Here are some relevant excerpts from Hersh on the latter topic:
“[T]here was a story in the New York Times [March 9] that if you read carefully mentioned something known as the Joint Special Operations Command — JSOC it’s called. It’s a special wing of our Special Operations community that is set up independently, they do not report to anybody except… in the Bush-Cheney days, they reported directly to the Cheney office. They do not report to the chairman of the Joint Chiefs of Staff or to Mr. Gates, the Secretary of Defense. They report directly to him… Congress has no oversight of it. It’s an executive assassination wing, essentially, and it’s been going on and on and on.
“And just today in the Times, there was a story saying that its leader, a three-star [vice] admiral named [William H.] McRaven ordered a stop to certain activities because there were so many collateral deaths. It’s been going, under President Bush’s authority, they’ve been going into countries, not talking to the ambassador or to the CIA station chief, and finding people on a list and executing them and leaving. That’s been going on, in the name of all of us.”

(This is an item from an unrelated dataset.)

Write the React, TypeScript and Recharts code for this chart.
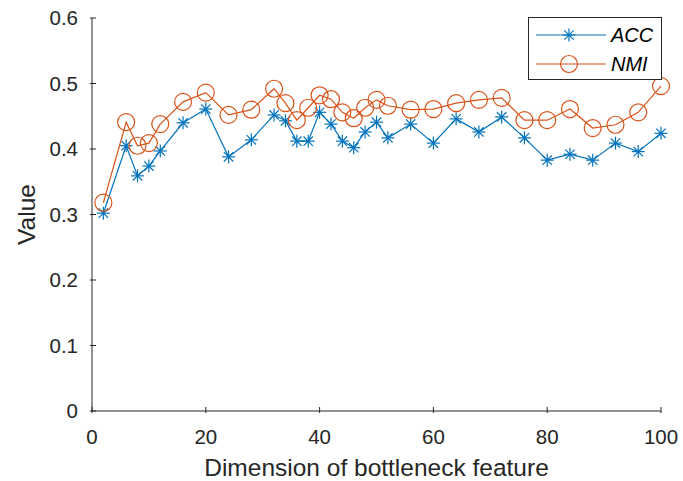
import React from "react";
import { LineChart, Line, XAxis, YAxis } from "recharts";

const dims = [2, 6, 8, 10, 12, 16, 20, 24, 28, 32, 34, 36, 38, 40, 42, 44, 46, 48, 50, 52, 56, 60, 64, 68, 72, 76, 80, 84, 88, 92, 96, 100];
const acc = [0.302, 0.405, 0.359, 0.374, 0.397, 0.44, 0.461, 0.388, 0.414, 0.452, 0.443, 0.412, 0.412, 0.456, 0.438, 0.412, 0.402, 0.426, 0.441, 0.417, 0.438, 0.409, 0.446, 0.426, 0.449, 0.417, 0.383, 0.392, 0.383, 0.409, 0.396, 0.424];
const nmi = [0.318, 0.441, 0.405, 0.409, 0.438, 0.472, 0.486, 0.452, 0.46, 0.492, 0.47, 0.444, 0.463, 0.482, 0.476, 0.456, 0.447, 0.463, 0.475, 0.466, 0.46, 0.461, 0.47, 0.475, 0.478, 0.444, 0.444, 0.461, 0.432, 0.437, 0.456, 0.496];
const xTicks = [0, 20, 40, 60, 80, 100];
const yTicks = [0, 0.1, 0.2, 0.3, 0.4, 0.5, 0.6];

const data = dims.map((d, i) => ({ dim: d, acc: acc[i], nmi: nmi[i] }));

const FONT = '"Liberation Sans", Arial, Helvetica, sans-serif';
const INK = "#262626";
const BLUE = "#0072BD";
const ORANGE = "#D95319";

const series = [
  { key: "acc", name: "ACC", color: BLUE, marker: "star" },
  { key: "nmi", name: "NMI", color: ORANGE, marker: "circle" },
];

function Star({ cx, cy, color, r = 6.5 }: any) {
  const d = r * 0.72;
  return (
    <g stroke={color} strokeWidth={1.2}>
      <line x1={cx - r} y1={cy} x2={cx + r} y2={cy} />
      <line x1={cx} y1={cy - r} x2={cx} y2={cy + r} />
      <line x1={cx - d} y1={cy - d} x2={cx + d} y2={cy + d} />
      <line x1={cx - d} y1={cy + d} x2={cx + d} y2={cy - d} />
    </g>
  );
}

function Ring({ cx, cy, color }: any) {
  return <circle cx={cx} cy={cy} r={8.5} fill="none" stroke={color} strokeWidth={1.2} />;
}

function BottomTick({ x, y, payload }: any) {
  return (
    <g>
      <line x1={x} y1={y} x2={x} y2={y - 6} stroke={INK} />
      <text x={x} y={y + 31} textAnchor="middle" fill={INK} fontSize={20.5} fontFamily={FONT}>
        {payload.value}
      </text>
    </g>
  );
}

function LeftTick({ x, y, payload }: any) {
  return (
    <g>
      <line x1={x} y1={y} x2={x + 6} y2={y} stroke={INK} />
      <text x={x - 12} y={y + 7} textAnchor="end" fill={INK} fontSize={20.5} fontFamily={FONT}>
        {payload.value}
      </text>
    </g>
  );
}

function TopTick({ x, y }: any) {
  return <line x1={x} y1={y} x2={x} y2={y + 6} stroke={INK} />;
}

function RightTick({ x, y }: any) {
  return <line x1={x} y1={y} x2={x - 6} y2={y} stroke={INK} />;
}

export default function App() {
  return (
    <div style={{ position: "absolute", left: 0, top: 0, width: 683, height: 481, background: "#fff" }}>
      <LineChart width={683} height={481} data={data} margin={{ top: 18, right: 22, bottom: 30, left: 32 }}>
        <XAxis
          dataKey="dim"
          type="number"
          domain={[0, 100]}
          ticks={xTicks}
          tickSize={0}
          tick={<BottomTick />}
          stroke={INK}
          height={40}
          label={{ value: "Dimension of bottleneck feature", position: "insideBottom", offset: -25, fill: INK, fontSize: 24.5, fontFamily: FONT }}
        />
        <XAxis xAxisId="top" orientation="top" type="number" domain={[0, 100]} ticks={xTicks} tickSize={0} tick={<TopTick />} stroke={INK} height={0} />
        <YAxis
          type="number"
          domain={[0, 0.6]}
          ticks={yTicks}
          tickSize={0}
          tick={<LeftTick />}
          stroke={INK}
          width={60}
          label={{ value: "Value", angle: -90, position: "insideLeft", offset: -6, fill: INK, fontSize: 24.5, fontFamily: FONT, style: { textAnchor: "middle" } }}
        />
        <YAxis yAxisId="right" orientation="right" type="number" domain={[0, 0.6]} ticks={yTicks} tickSize={0} tick={<RightTick />} stroke={INK} width={0} />
        <Line
          dataKey="acc"
          stroke={BLUE}
          strokeWidth={1.2}
          isAnimationActive={false}
          dot={(p: any) => <Star key={p.index} cx={p.cx} cy={p.cy} color={BLUE} />}
        />
        <Line
          dataKey="nmi"
          stroke={ORANGE}
          strokeWidth={1.2}
          isAnimationActive={false}
          dot={(p: any) => <Ring key={p.index} cx={p.cx} cy={p.cy} color={ORANGE} />}
        />
      </LineChart>
      <div
        style={{
          position: "absolute",
          left: 528,
          top: 17,
          width: 134,
          height: 63,
          border: `1px solid ${INK}`,
          background: "#fff",
          boxSizing: "border-box",
        }}
      >
        {series.map((s, i) => (
          <div key={s.key} style={{ position: "absolute", left: 0, top: 4 + i * 29, height: 26, display: "flex", alignItems: "center" }}>
            <svg width={82} height={26}>
              <line x1={7} y1={13} x2={77} y2={13} stroke={s.color} strokeWidth={1.2} />
              {s.marker === "star" ? <Star cx={40} cy={13} color={s.color} /> : <Ring cx={40} cy={13} color={s.color} />}
            </svg>
            <span style={{ fontFamily: FONT, fontStyle: "italic", fontSize: 20, color: "#000" }}>{s.name}</span>
          </div>
        ))}
      </div>
    </div>
  );
}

When Hersh talked about “finding people on a list and executing them,” there was an audible collective gasp and murmuring in the concert hall.
It should be noted that Hersh was summarizing the thrust of his reportage for an upcoming book. We may not have the story fleshed out for another year or more.
After the election of the Obama-Biden ticket last November, there was the widespread expectation that things would be different in the nation’s capital. In his talk last week, Hersh also expressed concern about how Obama was making Afghanistan “his war.” The journalist warned that Afghanistan is shaping up as a quagmire with no defined exit strategy. Also, the Iraq War, despite the spin on how the surge has turned the tide, could also deteriorate into a bloodbath at any time.
The final topic discussed by Hersh, Mondale and Jacobs was the precipitous decline of the major daily newspapers. It was pointed out that investigative reporting, like that undertaken by Hersh and others of his rank, is an expensive proposition. In this era of cutting costs and newsroom budgets, there will be fewer skilled reporters at newspapers to hold government officials and corporate honchos to account.
The discussion at the U of M ranged over 40 years of U.S. government skullduggery, culminating in the executive power grab during the Bush-Cheney years. While we hope that the Obama administration operates with more ethics and greater transparency, we must be vigilant in maintaining our civil liberties and demanding that our government turn from the path of cowboy behavior in foreign relations. This is no time to relax and trust our elected representatives to do what’s right.